Littlejohns Grain Inc. Ignored Federal Safety Standards

Littlejohns Grain Inc. Ignored Federal Safety Standards

Westfield Grain Bin Operator, Littlejohns Grain Inc., Ignored Federal Safety Standards Despite Warning During Probe into Near-Tragic Engulfment.

Littlejohn Grain Inc.’s failure to act continues to put workers at risk for injury.

WESTFIELD, IL (STL.News) A 43-year-old employee at a Westfield grain elevator, Littlejohn Grain Inc., found himself trapped for five hours in February 2023 as co-workers and emergency responders worked to remove hundreds of pounds of soybeans to pull him out.  Thankfully, the worker suffered only minor injuries.

An investigation by the U.S. Department of Labor’s Occupational Safety and Health Administration of the incident at Littlejohn Grain Inc. found the bin operator exposed the employee to engulfment hazards by allowing them to enter the bin without required protective equipment, such as a safety harness or lanyard, while the bin’s screw auger turned.  At the time of the incident, workers were “walking down grain” – a well-known hazard that must be avoided – to unclog soybeans stacked as high as 30 feet on the bin’s inside walls.

OSHA determined that the company violated federal grain-handling safety standards by allowing employees to enter the bin without protective equipment and by not locking out the auger to prevent movement while workers were inside.  The company also failed to train workers on emergency procedures.

“This worker avoided serious and deadly injuries too often suffered by workers who are trapped in a silo where flowing materials can completely engulf someone in a matter of seconds,” explained OSHA Area Director Edward Marshall in Peoria, Illinois.  “The quick actions of his co-workers and first responders prevented him from suffering a fate that needlessly claimed the lives of too many agricultural workers every year.”

OSHA cited the company for two willful, 10 serious, and three other-than-serious violations, including failing to provide fall protection to workers on grain platforms, lacking a hazardous communication program, not inspecting fire extinguishers and powered industrial trucks, and failing to train workers in their use, and for not making sure required machine guards were in place.  OSHA proposed penalties of $272,957.
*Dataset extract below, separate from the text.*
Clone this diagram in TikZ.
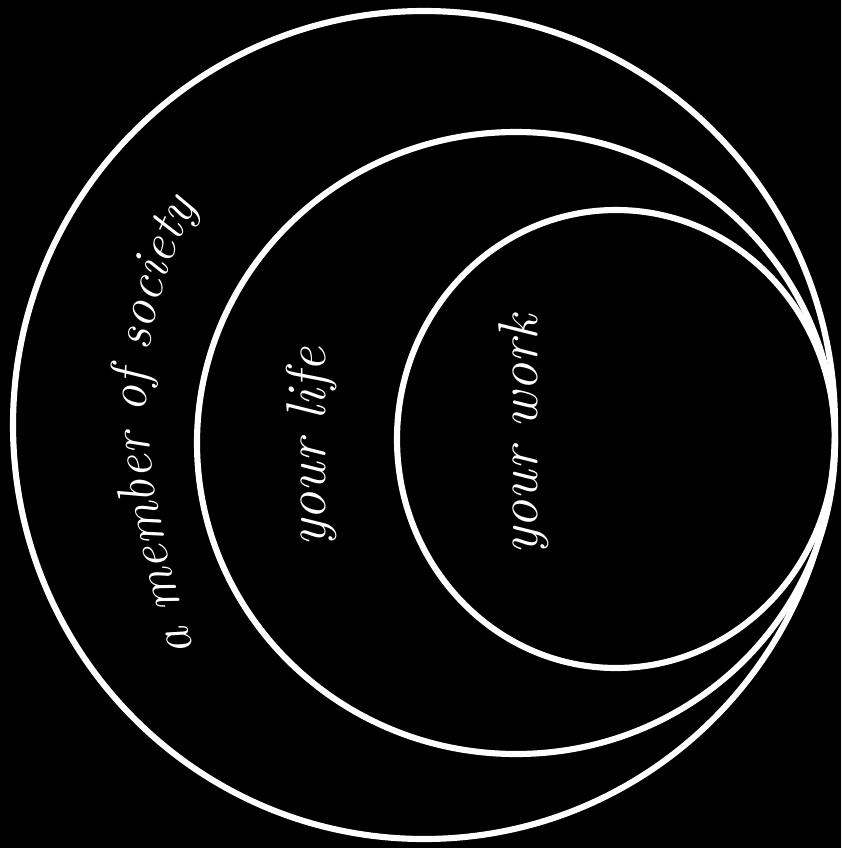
\documentclass[tikz,border=0pt]{standalone}
\usetikzlibrary{decorations.text}
\begin{document}
\begin{tikzpicture}[x=0.75pt,y=-0.75pt,
  ring/.style={draw=white,line width=4.6pt},
  hand/.style={text=white,rotate=90,inner sep=0pt,font=\fontsize{42}{46}\selectfont\itshape}]
\fill[black] (0,0) rectangle (841,848);
\useasboundingbox (0,0) rectangle (841,848);
\draw[ring] (424,425) ellipse [x radius=411,y radius=414];
\draw[ring] (516,443) ellipse [x radius=319,y radius=311];
\draw[ring] (616,439) ellipse [x radius=219,y radius=229];
\coordinate (s1) at (212,700);
\coordinate (s4) at (147,390);
\coordinate (s7) at (222,160);
\path[decorate,decoration={text along path,text align=center,
  text={|\fontsize{40}{44}\selectfont\itshape\color{white}|a member of society}}]
  (s1) .. controls (175,600) and (145,480) .. (s4)
       .. controls (149,300) and (180,230) .. (s7);
\node[hand] (life) at (311,447) {your life};
\node[hand] (work) at (524,435) {your work};
\end{tikzpicture}
\end{document}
OSHA also learned that on July 12, 2023 – only months after Littlejohn Grain was warned about the dangers of preventing the movement of a bin’s auger – another Littlejohn Grain employee in Westfield became caught in a moving bin auger.  The employee suffered injuries that required a foot amputation.  The investigation into that incident is ongoing.

Based in Martinsville, Illinois, Littlejohn Grain Inc. has served grain producers in Clark, Edgar, and Cumberland counties since 1923.  In addition to its facilities in Westfield and Martinsville, the company operates a grain elevator in West Union.  The company is a member of the Grain and Feed Association of Illinois.
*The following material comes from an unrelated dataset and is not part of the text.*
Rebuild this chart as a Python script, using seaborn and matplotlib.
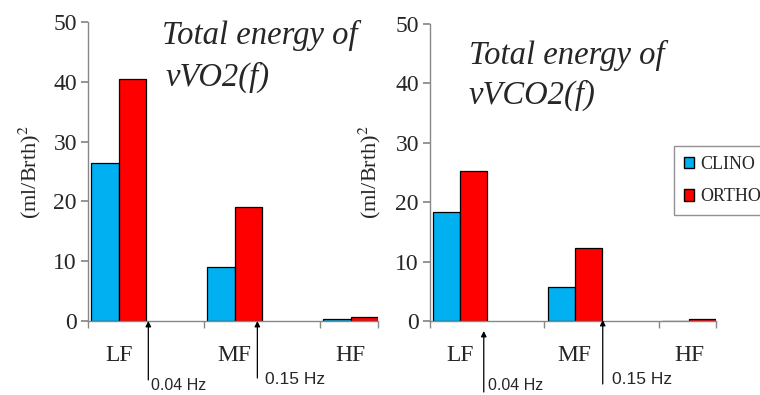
import matplotlib
matplotlib.use("Agg")
import matplotlib.pyplot as plt
from matplotlib.patches import Patch
import seaborn as sns
import pandas as pd

bands = ["LF", "MF", "HF"]
positions = ["CLINO", "ORTHO"]
vo2_clino = [26.5, 9.0, 0.3]
vo2_ortho = [40.5, 19.0, 0.6]
vco2_clino = [18.3, 5.8, 0.05]
vco2_ortho = [25.3, 12.3, 0.4]
yticks = [0, 10, 20, 30, 40, 50]
colors = {"CLINO": "#00B0F0", "ORTHO": "#FF0000"}

sns.set_theme(style="white")
plt.rcParams["font.family"] = ["Liberation Serif", "DejaVu Serif"]
plt.rcParams["mathtext.fontset"] = "stix"

fig = plt.figure(figsize=(7.6, 3.95), dpi=100)
W, H = 760, 395

def fx(px):
    return px / W

def fy(py):
    return 1 - py / H

hue_order = positions + ["_pad1", "_pad2"]
palette = {**colors, "_pad1": "white", "_pad2": "white"}

def make_df(clino, ortho):
    rows = []
    for b, c, o in zip(bands, clino, ortho):
        rows.append({"band": b, "pos": "CLINO", "value": c})
        rows.append({"band": b, "pos": "ORTHO", "value": o})
    return pd.DataFrame(rows)

def draw(ax, clino, ortho, arrows, hz_labels):
    df = make_df(clino, ortho)
    sns.barplot(data=df, x="band", y="value", hue="pos", order=bands,
                hue_order=hue_order, palette=palette, width=0.94, dodge=True,
                edgecolor="black", linewidth=0.9, saturation=1, legend=False,
                errorbar=None, ax=ax)
    ax.set_facecolor("none")
    ax.set_xlim(-0.5, 2.0)
    ax.set_ylim(0, 50)
    ax.set_yticks(yticks)
    ax.set_yticklabels([str(t) for t in yticks], fontsize=17)
    ax.set_xticks([i - 0.235 for i in range(len(bands))])
    ax.set_xticklabels(bands, fontsize=17)
    ax.set_xticks([-0.5, 0.5, 1.5, 2.0], minor=True)
    ax.tick_params(axis="x", which="major", length=0, pad=17)
    ax.tick_params(axis="x", which="minor", length=5, color="#888888",
                   direction="out", bottom=True)
    ax.tick_params(axis="y", length=5, color="#888888", direction="out",
                   left=True, pad=3)
    for s in ["top", "right"]:
        ax.spines[s].set_visible(False)
    for s in ["left", "bottom"]:
        ax.spines[s].set_color("#888888")
        ax.spines[s].set_linewidth(1.0)
    ax.set_xlabel("")
    ax.set_ylabel("")
    for (x, ytip, ybot) in arrows:
        ax.annotate("", xy=(x, fy(ytip)), xycoords=("data", "figure fraction"),
                    xytext=(x, fy(ybot)), textcoords=("data", "figure fraction"),
                    arrowprops=dict(arrowstyle="-|>", color="black", lw=0.9,
                                    mutation_scale=8, shrinkA=0, shrinkB=0),
                    annotation_clip=False)
    for (txt, px, py, fs) in hz_labels:
        fig.text(fx(px), fy(py), txt, fontsize=fs, ha="left", va="center",
                 family=["Liberation Sans", "DejaVu Sans"])

ax1 = fig.add_axes([fx(88), fy(321), fx(378) - fx(88), fy(22) - fy(321)])
draw(ax1, vo2_clino, vo2_ortho,
     [(0.02, 321, 380), (0.96, 321, 378)],
     [("0.04 Hz", 151, 385, 11.5), ("0.15 Hz", 265, 380, 12.5)])

ax2 = fig.add_axes([fx(430), fy(321), fx(716) - fx(430), fy(24) - fy(321)])
draw(ax2, vco2_clino, vco2_ortho,
     [(-0.03, 331, 392), (1.01, 320, 384)],
     [("0.04 Hz", 488, 385, 11.5), ("0.15 Hz", 612, 380, 12.5)])

# Titles
fig.text(fx(162), fy(35), "Total energy of", fontsize=23.5, style="italic",
         ha="left", va="center")
fig.text(fx(166), fy(77), "vVO2(f)", fontsize=23.5, style="italic",
         ha="left", va="center")
fig.text(fx(469), fy(55), "Total energy of", fontsize=23.5, style="italic",
         ha="left", va="center")
fig.text(fx(469), fy(95), "vVCO2(f)", fontsize=23.5, style="italic",
         ha="left", va="center")

# Y labels
fig.text(fx(30), fy(172), "(ml/Brth)$^{2}$", fontsize=16, rotation=90,
         ha="center", va="center")
fig.text(fx(370), fy(172), "(ml/Brth)$^{2}$", fontsize=16, rotation=90,
         ha="center", va="center")

# Legend
handles = [Patch(facecolor=colors[p], edgecolor="black", label=p) for p in positions]
leg = fig.legend(handles=handles, loc="upper left",
                 bbox_to_anchor=(fx(674), fy(146)), frameon=True,
                 fancybox=False, edgecolor="#777777", fontsize=13,
                 handlelength=0.55, handleheight=0.6, handletextpad=0.35,
                 labelspacing=0.85, borderpad=0.55, borderaxespad=0)
leg.get_frame().set_linewidth(1.0)

fig.savefig("out.png", dpi=100)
In 2018, OSHA established a regional emphasis program for grain handling facilities in Illinois, Ohio, and Wisconsin after investigating more than two dozen related fatalities in the prior decade.  In addition to its enforcement efforts, the agency has worked closely with the industry to raise awareness of grain-handling hazards.  This work includes OSHA partnerships with the Grain Handling Safety Coalition, Grain Elevator and Processing Society, and National Grain and Feed Association.

OSHA’s industry alliance has identified the following seven steps for grain safety:

  • Turn off and lockout equipment before entering a bin or performing maintenance.
  • Never walk down the grain to make it flow.
  • Test the air in the bin before entering.
  • Use a safety harness and anchored lifeline.
  • Place a trained observer outside of the bin in case of an emergency.
  • Do not enter a bin where grain is built up on the side.
  • Control the accumulation of grain dust through housekeeping.

The company has 15 business days from receipt of the citations and penalties to comply, request an informal conference with OSHA’s area director, or contest the findings before the independent Occupational Safety and Health Review Commission.